Dataset extract —
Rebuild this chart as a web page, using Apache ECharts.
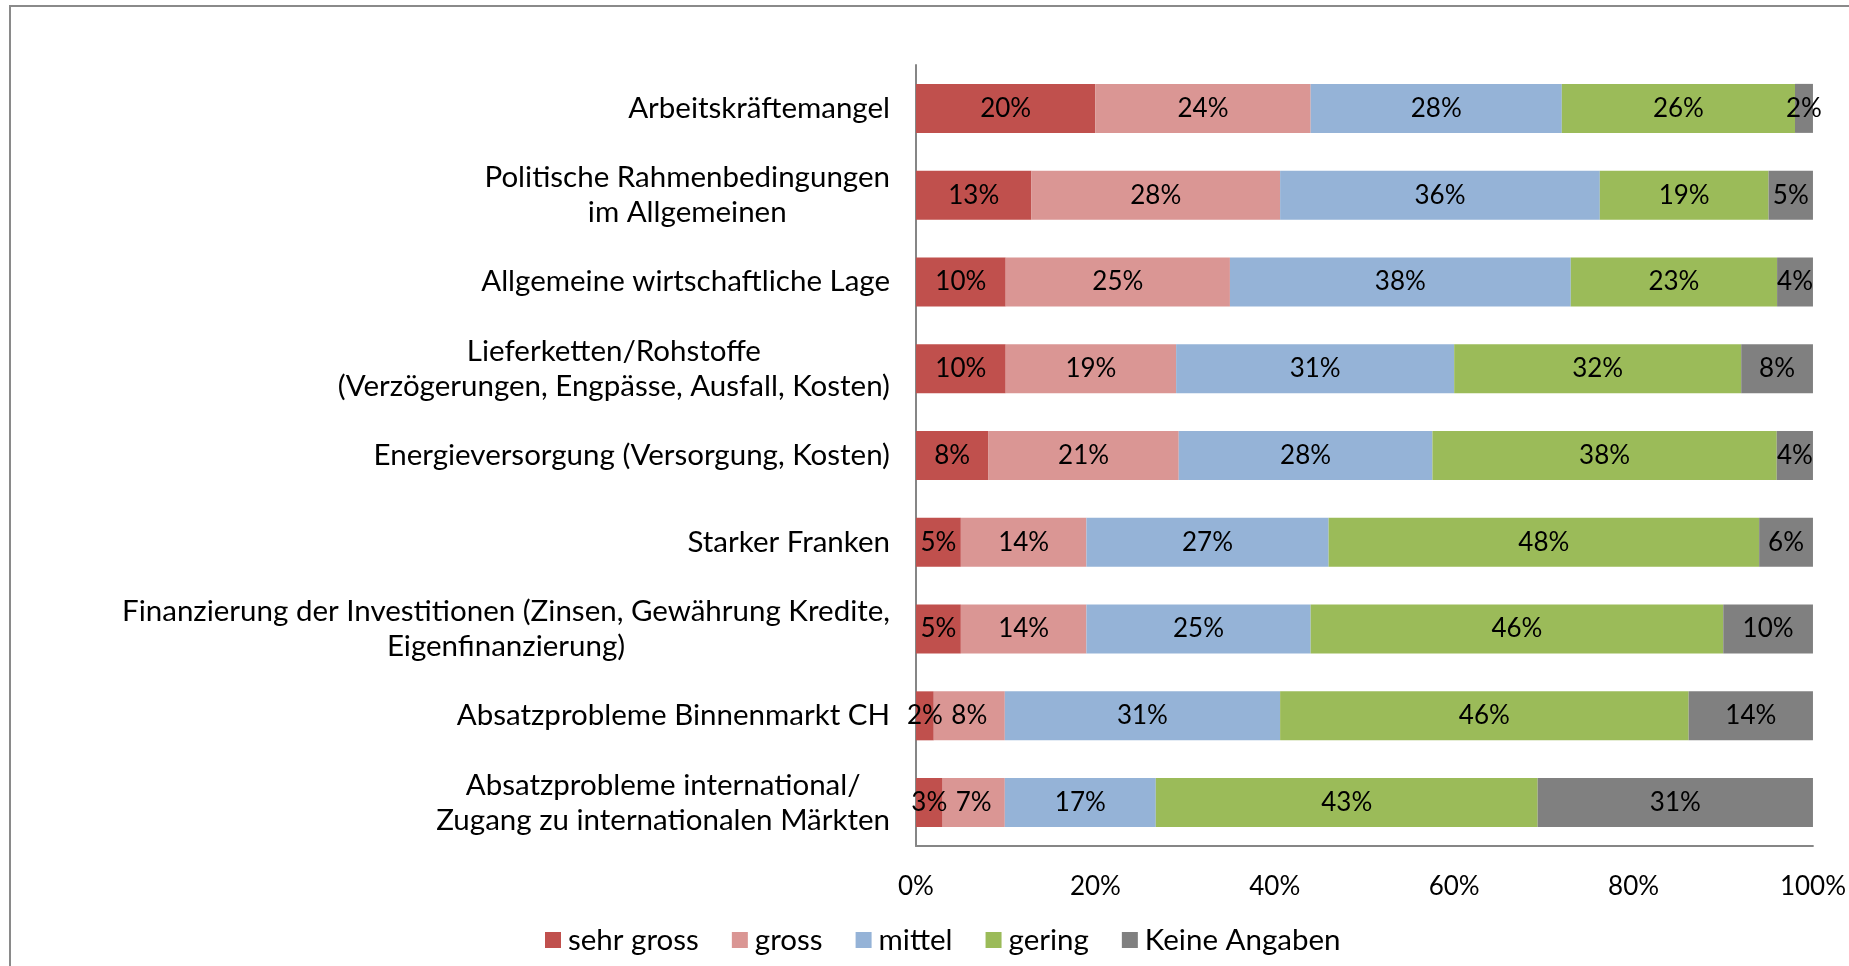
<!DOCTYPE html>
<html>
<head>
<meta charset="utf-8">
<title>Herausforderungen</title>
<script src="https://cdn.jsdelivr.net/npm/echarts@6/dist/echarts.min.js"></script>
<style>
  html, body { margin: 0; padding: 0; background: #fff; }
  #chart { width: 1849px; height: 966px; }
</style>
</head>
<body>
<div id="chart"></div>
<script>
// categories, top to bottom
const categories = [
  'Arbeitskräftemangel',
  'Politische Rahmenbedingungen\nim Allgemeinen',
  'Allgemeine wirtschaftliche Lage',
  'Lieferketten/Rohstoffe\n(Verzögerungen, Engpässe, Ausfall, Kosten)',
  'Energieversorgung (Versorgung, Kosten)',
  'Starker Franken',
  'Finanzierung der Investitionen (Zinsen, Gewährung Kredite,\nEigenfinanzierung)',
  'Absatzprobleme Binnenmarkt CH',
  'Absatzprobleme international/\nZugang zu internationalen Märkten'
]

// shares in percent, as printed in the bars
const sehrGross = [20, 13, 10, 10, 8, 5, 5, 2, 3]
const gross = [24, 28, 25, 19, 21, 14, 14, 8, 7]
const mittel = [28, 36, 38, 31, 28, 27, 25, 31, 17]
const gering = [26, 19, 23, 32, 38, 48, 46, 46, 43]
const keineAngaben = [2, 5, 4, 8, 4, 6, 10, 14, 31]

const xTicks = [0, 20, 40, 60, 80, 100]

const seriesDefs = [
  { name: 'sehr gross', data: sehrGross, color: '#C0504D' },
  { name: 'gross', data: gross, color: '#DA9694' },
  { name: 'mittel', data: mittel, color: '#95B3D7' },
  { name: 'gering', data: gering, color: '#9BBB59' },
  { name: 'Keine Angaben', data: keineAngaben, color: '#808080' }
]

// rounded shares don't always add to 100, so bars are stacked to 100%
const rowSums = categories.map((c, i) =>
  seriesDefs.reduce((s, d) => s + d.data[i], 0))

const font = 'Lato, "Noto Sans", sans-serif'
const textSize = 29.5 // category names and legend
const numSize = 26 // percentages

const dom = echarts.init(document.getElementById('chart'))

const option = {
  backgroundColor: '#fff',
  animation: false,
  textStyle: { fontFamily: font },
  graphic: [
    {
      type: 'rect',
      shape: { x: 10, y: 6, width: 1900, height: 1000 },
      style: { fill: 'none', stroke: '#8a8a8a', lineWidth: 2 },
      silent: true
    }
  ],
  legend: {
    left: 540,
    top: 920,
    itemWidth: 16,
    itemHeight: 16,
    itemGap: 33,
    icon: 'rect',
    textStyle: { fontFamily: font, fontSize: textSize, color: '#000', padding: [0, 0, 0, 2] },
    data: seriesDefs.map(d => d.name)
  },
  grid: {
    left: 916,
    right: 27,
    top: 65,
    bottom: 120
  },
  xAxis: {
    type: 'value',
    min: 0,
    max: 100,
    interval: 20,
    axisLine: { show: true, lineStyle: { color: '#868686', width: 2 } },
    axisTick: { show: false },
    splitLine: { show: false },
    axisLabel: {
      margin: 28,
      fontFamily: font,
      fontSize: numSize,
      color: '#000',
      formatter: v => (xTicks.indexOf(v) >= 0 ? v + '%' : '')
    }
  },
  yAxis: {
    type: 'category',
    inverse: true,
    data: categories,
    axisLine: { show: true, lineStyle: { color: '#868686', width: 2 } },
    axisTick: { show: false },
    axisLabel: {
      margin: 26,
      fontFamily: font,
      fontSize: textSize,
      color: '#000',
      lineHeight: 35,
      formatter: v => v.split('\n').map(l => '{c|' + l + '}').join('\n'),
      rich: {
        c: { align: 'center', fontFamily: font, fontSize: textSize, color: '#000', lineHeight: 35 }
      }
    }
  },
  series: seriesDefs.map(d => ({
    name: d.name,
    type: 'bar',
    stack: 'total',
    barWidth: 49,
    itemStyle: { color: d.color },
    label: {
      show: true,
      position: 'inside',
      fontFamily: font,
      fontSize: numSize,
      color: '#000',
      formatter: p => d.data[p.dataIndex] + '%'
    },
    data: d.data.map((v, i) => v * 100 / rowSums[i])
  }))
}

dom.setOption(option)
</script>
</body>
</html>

What the task requires — Each line from the top of the material through the line containing "const xTicks = [0, 20, 40, 60, 80, 100]" should be reproduced exactly; please drop any images.

Solution to the exercise —
Rebuild this chart as a web page, using Apache ECharts.
<!DOCTYPE html>
<html>
<head>
<meta charset="utf-8">
<title>Herausforderungen</title>
<script src="https://cdn.jsdelivr.net/npm/echarts@6/dist/echarts.min.js"></script>
<style>
  html, body { margin: 0; padding: 0; background: #fff; }
  #chart { width: 1849px; height: 966px; }
</style>
</head>
<body>
<div id="chart"></div>
<script>
// categories, top to bottom
const categories = [
  'Arbeitskräftemangel',
  'Politische Rahmenbedingungen\nim Allgemeinen',
  'Allgemeine wirtschaftliche Lage',
  'Lieferketten/Rohstoffe\n(Verzögerungen, Engpässe, Ausfall, Kosten)',
  'Energieversorgung (Versorgung, Kosten)',
  'Starker Franken',
  'Finanzierung der Investitionen (Zinsen, Gewährung Kredite,\nEigenfinanzierung)',
  'Absatzprobleme Binnenmarkt CH',
  'Absatzprobleme international/\nZugang zu internationalen Märkten'
]

// shares in percent, as printed in the bars
const sehrGross = [20, 13, 10, 10, 8, 5, 5, 2, 3]
const gross = [24, 28, 25, 19, 21, 14, 14, 8, 7]
const mittel = [28, 36, 38, 31, 28, 27, 25, 31, 17]
const gering = [26, 19, 23, 32, 38, 48, 46, 46, 43]
const keineAngaben = [2, 5, 4, 8, 4, 6, 10, 14, 31]

const xTicks = [0, 20, 40, 60, 80, 100]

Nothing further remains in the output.